- Exercise task
In the listing that follows, retype every line from the first through the one containing "plt.rcParams['font.family'] = ['Lato', 'DejaVu". Pictures are to be left out.

- Recorded data
========================================================================

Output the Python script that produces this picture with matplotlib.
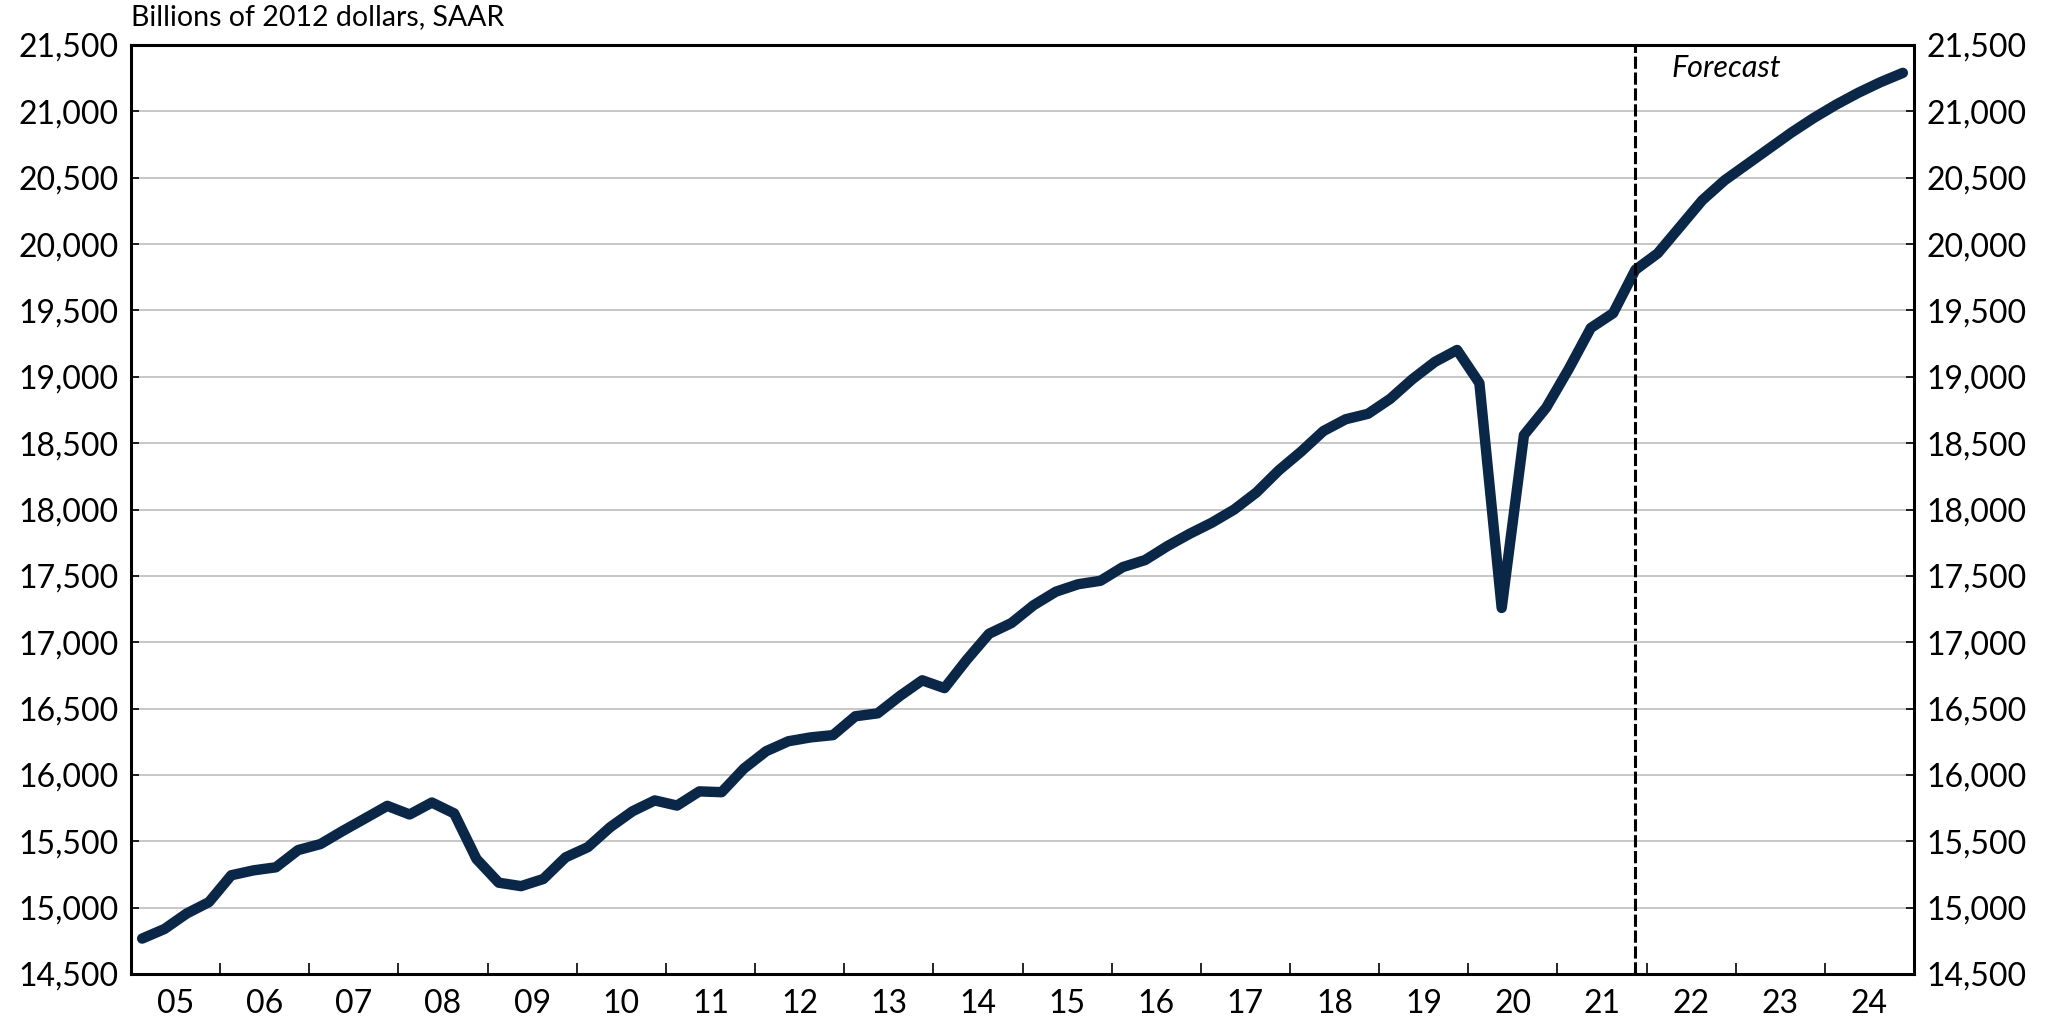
import matplotlib.pyplot as plt
import matplotlib.ticker as mticker
import numpy as np

plt.rcParams['font.family'] = ['Lato', 'DejaVu Sans']

# quarterly real GDP, 2005Q1 .. 2024Q4 (forecast from 2022Q1)
gdp = [14767, 14839, 14956, 15042,
       15244, 15281, 15304, 15434,
       15479, 15578, 15672, 15767,
       15702, 15792, 15710, 15367,
       15188, 15162, 15216, 15379,
       15456, 15606, 15726, 15808,
       15769, 15876, 15870, 16048,
       16179, 16254, 16283, 16300,
       16442, 16464, 16595, 16713,
       16654, 16868, 17064, 17144,
       17279, 17381, 17437, 17463,
       17566, 17619, 17724, 17817,
       17901, 18000, 18129, 18295,
       18436, 18591, 18680, 18721,
       18834, 18983, 19112, 19202,
       18952, 17258, 18561, 18768,
       19056, 19368, 19479, 19806,
       19930, 20130, 20330, 20480,
       20600, 20720, 20840, 20950,
       21050, 21140, 21220, 21290]
years = ['05', '06', '07', '08', '09', '10', '11', '12', '13', '14',
         '15', '16', '17', '18', '19', '20', '21', '22', '23', '24']
forecast_start = 67
y_ticks = list(range(14500, 21501, 500))

W, H = 2049, 1019
fig = plt.figure(figsize=(W / 100, H / 100), dpi=100)
ax = fig.add_axes([131 / W, 1 - 974 / H, (1914 - 131) / W, (974 - 45) / H])

x = np.arange(len(gdp))
ax.plot(x, gdp, color='#0a2747', lw=7.5, solid_capstyle='round', solid_joinstyle='round', zorder=3)
ax.axvline(forecast_start, color='black', lw=2.2, ls=(0, (4, 1.2)), zorder=4)
ax.text(68.6, 21330, 'Forecast', fontsize=22, style='italic', va='center', ha='left')

ax.set_xlim(-0.5, len(gdp) - 0.5)
ax.set_ylim(14500, 21500)
ax.set_yticks(y_ticks)
ax.yaxis.set_major_formatter(mticker.StrMethodFormatter('{x:,.0f}'))
ax.grid(axis='y', color='#b8b8b8', lw=1.1, zorder=0)

# year boundaries as ticks, labels in the middle of each year
ax.set_xticks([4 * k - 0.5 for k in range(1, len(years))])
ax.set_xticklabels([])
ax.set_xticks([4 * k + 1.5 for k in range(len(years))], minor=True)
ax.set_xticklabels(years, minor=True)
ax.tick_params(axis='x', which='major', direction='in', length=8, width=1.2)
ax.tick_params(axis='x', which='minor', length=0, pad=11, labelsize=23)
ax.tick_params(axis='y', direction='in', length=6, width=1.2, left=True, right=True,
               labelleft=True, labelright=True, labelsize=23, pad=9)

for s in ax.spines.values():
    s.set_linewidth(2.2)
    s.set_color('black')

fig.text(131 / W, 1 - 17 / H, 'Billions of 2012 dollars, SAAR', fontsize=20.5, va='center', ha='left')

fig.savefig('out.png', dpi=100, facecolor='white')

========================================================================

- The solution
Output the Python script that produces this picture with matplotlib.
import matplotlib.pyplot as plt
import matplotlib.ticker as mticker
import numpy as np

plt.rcParams['font.family'] = ['Lato', 'DejaVu Sans']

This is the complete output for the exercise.